One month ago, Genmo released Mochi 1, an open state-of-the-art video generation model. Given a text prompt, Mochi 1 generates matching short video clips — like Stable Diffusion or Flux do for images and ChatGPT does for conversations. The results are stunning, especially for those of us who remember when GANs struggled to make 32x32 pixel frog images from CIFAR-10.
As an open (Apache 2.0-licensed!) foundation model, Mochi 1 is designed so that others can build on top of it. And today, Genmo just made that much easier by releasing a collection of scripts and sample code for fine-tuning Mochi 1 with LoRA.
Here are some of our results from fine-tuning Mochi on short clips of objects dissolving:
Check out our fine-tuning recipe to create your own custom video generator on Modal.
What is fine-tuning? What is LoRA?
Mochi 1 has been trained on data that is broadly representative of the kinds of videos people want to watch. You can use it off the shelf via text prompting (see our docs for how to run baseline Mochi inference on Modal).
But as with image generation models, fine-tuning the model by continuing its training process on new data allows for superior control of style and increased character consistency across generations.

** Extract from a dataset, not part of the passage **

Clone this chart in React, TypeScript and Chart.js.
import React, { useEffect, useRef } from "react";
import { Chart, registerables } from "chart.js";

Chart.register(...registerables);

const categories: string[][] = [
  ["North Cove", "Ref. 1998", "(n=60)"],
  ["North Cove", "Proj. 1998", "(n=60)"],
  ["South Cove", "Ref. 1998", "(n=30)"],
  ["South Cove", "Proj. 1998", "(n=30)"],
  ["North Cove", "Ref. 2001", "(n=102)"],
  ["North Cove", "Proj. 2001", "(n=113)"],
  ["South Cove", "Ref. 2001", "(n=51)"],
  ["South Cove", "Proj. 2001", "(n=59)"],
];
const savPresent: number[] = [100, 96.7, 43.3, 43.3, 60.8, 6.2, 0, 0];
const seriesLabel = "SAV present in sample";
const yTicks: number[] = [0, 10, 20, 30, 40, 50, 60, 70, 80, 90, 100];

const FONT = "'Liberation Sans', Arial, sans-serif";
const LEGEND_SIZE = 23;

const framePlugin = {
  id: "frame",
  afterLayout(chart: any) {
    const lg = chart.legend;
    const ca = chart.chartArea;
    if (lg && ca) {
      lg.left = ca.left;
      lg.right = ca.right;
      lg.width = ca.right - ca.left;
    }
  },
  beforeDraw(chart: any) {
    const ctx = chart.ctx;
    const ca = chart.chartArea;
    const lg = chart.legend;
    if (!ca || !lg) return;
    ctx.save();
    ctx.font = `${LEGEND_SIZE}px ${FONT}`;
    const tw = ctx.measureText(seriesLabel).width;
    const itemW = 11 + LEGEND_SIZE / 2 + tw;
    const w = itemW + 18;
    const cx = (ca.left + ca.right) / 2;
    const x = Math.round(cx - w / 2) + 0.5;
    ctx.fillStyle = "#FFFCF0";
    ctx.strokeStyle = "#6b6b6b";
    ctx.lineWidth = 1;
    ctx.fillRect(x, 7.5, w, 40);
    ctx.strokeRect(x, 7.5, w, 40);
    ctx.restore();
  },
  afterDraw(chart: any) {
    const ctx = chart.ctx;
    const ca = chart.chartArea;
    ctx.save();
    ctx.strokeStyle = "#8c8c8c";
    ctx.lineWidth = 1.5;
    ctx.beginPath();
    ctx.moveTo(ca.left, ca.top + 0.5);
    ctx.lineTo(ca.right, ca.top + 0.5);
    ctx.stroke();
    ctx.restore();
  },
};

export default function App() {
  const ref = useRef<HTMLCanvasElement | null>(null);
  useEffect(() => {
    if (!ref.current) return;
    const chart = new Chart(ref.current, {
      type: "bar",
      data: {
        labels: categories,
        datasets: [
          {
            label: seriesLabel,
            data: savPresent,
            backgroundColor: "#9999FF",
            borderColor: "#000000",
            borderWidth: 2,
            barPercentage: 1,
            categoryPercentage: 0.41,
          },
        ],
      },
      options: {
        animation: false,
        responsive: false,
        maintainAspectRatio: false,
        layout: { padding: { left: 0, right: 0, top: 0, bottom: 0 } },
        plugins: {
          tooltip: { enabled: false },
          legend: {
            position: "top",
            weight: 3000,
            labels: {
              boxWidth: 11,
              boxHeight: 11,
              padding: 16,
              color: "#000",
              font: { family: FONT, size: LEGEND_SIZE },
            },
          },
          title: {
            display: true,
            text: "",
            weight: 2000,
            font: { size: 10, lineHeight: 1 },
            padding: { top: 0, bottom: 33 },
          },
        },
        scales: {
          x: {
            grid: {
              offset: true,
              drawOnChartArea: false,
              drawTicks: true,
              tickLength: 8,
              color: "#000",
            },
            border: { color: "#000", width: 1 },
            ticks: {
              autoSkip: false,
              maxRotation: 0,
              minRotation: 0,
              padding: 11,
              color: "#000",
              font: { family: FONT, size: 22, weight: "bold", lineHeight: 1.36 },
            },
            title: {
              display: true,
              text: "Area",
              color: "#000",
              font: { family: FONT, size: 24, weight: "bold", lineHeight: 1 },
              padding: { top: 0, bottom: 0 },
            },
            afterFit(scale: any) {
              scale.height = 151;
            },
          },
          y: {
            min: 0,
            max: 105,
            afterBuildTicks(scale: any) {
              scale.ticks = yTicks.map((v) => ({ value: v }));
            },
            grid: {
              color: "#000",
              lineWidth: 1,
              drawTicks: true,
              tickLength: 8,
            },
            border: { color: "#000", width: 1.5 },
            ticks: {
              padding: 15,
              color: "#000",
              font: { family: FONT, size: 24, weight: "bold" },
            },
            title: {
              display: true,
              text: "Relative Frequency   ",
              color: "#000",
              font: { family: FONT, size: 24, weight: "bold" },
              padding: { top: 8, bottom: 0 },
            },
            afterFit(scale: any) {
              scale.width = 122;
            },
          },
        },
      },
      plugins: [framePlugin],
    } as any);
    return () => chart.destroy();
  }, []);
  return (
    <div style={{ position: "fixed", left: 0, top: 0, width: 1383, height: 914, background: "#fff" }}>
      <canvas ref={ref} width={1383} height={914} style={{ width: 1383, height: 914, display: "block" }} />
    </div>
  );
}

- Foundation models aren’t always masters of your task: While Mochi excels at video generation in general, your specific use case might require specialization in particular styles, subjects, or motions that aren’t well-represented in the training data.
- Proprietary data needs proprietary weights: If you have unique video content that defines your brand or style, fine-tuning helps Mochi learn these distinctive characteristics.
- Improve consistency: Fine-tuned models typically require less prompt engineering to produce consistent results for your specific use case.
Training neural networks like Mochi is more resource-intensive than running their inference, since training involves running inference and using the results to update the model. In particular, vanilla training techniques require much more memory, since they maintain model parameters and parameter updates.
LoRA (Low-Rank Adaptation) dramatically reduces the memory required for fine-tuning by training a separate set of parameters, a model adapter, that are run in parallel with the base foundation model’s parameters, but are much smaller. With LoRA, the Mochi 1 model can be fine-tuned on a single H100 GPU.
These smaller parameter sets are also easier to train and require less data — as few as fifteen video clips of only a few seconds each.
What is Modal?
Modal is a high-performance AI infrastructure platform perfect for demanding generative modeling tasks like Mochi fine-tuning and inference.
Our platform offers:
- Access to powerful H100 and A100 GPUs without server management or up-front reservations
- Resources that automatically scale up and down based on your needs
- Usage-based pricing
- Enterprise-grade security and reliability
Tips for fine-tuning Mochi
If the videos you want to train on don’t come with captions, try ChatGPT or Gemini’s AIStudio.
Captions should be fairly detailed (>50 words). Here’s an example:
High-resolution footage depicting the controlled dissolution of a metallic robot. The robot, characterized by a polished chrome finish and retro design, holds a bouquet of various colored daisies (yellow, orange, pink, white, blue). The dissolution process initiates subtly, progressing from localized melting at the joints and edges. The metal transitions from a solid state to a liquid state exhibiting properties consistent with a high-viscosity, reflective substance. The liquid metal flows downward under the influence of gravity, creating visible pooling and surface tension effects. Observe the displacement of the flowers as they are immersed in the molten metal. The liquid metal maintains a high degree of reflectivity, showcasing the distorted image of the background environment.
You can get good results with LoRA fine-tuning with around 15 training clips.